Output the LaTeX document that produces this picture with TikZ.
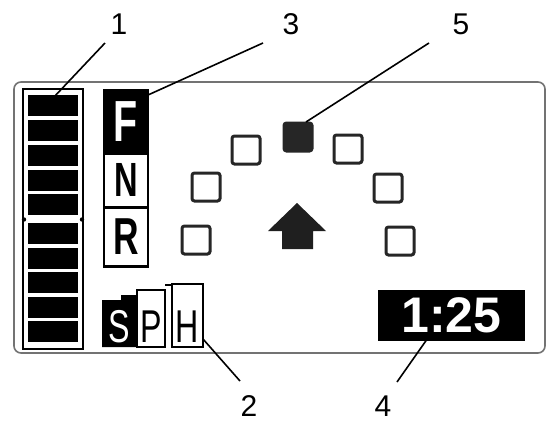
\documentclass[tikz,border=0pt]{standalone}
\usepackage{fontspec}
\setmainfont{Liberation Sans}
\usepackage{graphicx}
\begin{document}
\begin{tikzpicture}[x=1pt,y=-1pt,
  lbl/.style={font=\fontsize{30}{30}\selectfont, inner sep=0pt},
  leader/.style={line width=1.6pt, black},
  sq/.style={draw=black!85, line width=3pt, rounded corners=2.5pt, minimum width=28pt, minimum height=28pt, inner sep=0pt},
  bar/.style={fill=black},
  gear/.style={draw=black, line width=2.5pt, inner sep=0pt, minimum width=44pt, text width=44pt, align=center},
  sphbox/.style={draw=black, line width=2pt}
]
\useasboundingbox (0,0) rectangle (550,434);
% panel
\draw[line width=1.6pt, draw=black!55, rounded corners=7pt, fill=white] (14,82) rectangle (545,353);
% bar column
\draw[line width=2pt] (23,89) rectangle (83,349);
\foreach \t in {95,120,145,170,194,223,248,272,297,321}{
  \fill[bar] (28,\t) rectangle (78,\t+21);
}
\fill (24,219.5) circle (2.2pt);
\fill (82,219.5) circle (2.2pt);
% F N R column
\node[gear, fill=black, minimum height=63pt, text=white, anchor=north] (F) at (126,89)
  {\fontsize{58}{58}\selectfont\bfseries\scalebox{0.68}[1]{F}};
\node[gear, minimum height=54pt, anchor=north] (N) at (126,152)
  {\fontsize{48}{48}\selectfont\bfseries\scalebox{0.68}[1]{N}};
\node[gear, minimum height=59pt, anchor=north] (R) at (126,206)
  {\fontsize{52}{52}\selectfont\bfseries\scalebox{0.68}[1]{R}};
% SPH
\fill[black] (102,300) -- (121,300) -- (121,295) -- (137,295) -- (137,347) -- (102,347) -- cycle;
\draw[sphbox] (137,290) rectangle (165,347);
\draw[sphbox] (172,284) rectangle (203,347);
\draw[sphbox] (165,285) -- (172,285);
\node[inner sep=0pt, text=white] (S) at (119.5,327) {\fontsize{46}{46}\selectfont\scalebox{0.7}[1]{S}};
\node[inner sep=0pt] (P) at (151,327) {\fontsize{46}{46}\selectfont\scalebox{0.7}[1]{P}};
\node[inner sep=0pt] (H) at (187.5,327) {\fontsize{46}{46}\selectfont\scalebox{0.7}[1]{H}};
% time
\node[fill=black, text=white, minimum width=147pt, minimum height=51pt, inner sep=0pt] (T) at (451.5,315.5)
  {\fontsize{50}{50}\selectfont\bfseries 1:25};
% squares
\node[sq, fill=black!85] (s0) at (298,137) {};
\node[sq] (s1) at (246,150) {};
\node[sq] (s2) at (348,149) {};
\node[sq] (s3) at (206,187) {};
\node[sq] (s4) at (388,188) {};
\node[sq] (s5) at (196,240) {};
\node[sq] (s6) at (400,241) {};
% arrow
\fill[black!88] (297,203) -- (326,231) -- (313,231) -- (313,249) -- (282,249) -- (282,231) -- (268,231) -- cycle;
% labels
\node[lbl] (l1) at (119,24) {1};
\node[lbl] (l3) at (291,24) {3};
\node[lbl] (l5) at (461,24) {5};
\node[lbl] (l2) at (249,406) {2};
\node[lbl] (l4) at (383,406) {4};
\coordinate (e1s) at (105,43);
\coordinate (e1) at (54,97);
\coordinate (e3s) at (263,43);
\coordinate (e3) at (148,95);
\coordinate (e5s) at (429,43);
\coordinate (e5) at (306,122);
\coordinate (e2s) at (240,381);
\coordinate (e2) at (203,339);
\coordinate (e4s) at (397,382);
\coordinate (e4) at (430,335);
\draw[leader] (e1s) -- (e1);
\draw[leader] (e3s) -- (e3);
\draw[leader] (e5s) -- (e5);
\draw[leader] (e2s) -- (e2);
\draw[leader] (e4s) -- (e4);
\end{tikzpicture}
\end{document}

...

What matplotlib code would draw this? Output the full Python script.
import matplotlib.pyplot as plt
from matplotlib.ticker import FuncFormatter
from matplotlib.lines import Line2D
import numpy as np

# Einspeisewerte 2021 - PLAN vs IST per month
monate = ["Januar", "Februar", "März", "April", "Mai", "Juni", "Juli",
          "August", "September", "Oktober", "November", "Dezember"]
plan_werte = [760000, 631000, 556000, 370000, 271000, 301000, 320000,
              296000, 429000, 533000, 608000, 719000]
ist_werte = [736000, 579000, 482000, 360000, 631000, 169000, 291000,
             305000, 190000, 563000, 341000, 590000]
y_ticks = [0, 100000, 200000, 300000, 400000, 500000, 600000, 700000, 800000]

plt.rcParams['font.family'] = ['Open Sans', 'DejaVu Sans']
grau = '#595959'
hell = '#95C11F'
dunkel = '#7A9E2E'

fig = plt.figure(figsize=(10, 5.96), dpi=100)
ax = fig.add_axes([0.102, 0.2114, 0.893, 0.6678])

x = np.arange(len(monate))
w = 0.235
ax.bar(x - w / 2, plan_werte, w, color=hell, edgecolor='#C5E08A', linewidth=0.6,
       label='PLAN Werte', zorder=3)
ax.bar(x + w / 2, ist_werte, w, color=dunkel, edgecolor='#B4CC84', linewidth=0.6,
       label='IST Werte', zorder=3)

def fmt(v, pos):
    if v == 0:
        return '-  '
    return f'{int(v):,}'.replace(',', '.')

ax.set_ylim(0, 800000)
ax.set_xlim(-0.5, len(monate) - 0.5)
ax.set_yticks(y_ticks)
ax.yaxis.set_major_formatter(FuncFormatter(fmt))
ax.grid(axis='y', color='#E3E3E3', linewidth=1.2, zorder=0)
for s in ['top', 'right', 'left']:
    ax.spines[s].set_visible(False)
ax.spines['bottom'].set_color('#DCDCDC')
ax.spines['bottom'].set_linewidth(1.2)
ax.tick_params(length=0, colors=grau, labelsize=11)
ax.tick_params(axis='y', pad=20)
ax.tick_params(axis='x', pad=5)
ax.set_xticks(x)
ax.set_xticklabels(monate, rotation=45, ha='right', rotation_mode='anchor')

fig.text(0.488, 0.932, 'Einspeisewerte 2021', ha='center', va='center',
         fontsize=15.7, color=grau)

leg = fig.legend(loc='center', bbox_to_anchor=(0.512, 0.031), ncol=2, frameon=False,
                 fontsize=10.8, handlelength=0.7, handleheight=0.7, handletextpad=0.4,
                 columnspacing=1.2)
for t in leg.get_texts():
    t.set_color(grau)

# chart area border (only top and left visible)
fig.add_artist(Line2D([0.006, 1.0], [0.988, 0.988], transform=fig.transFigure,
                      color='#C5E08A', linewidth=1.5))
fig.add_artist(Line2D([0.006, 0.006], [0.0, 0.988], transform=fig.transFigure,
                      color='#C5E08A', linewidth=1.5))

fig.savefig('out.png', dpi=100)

Work required: Return, unchanged, the run of lines above that opens with the line containing "What matplotlib code" and closes with the line containing "import numpy as np". Include both.

Response to the exercise:
What matplotlib code would draw this? Output the full Python script.
import matplotlib.pyplot as plt
from matplotlib.ticker import FuncFormatter
from matplotlib.lines import Line2D
import numpy as np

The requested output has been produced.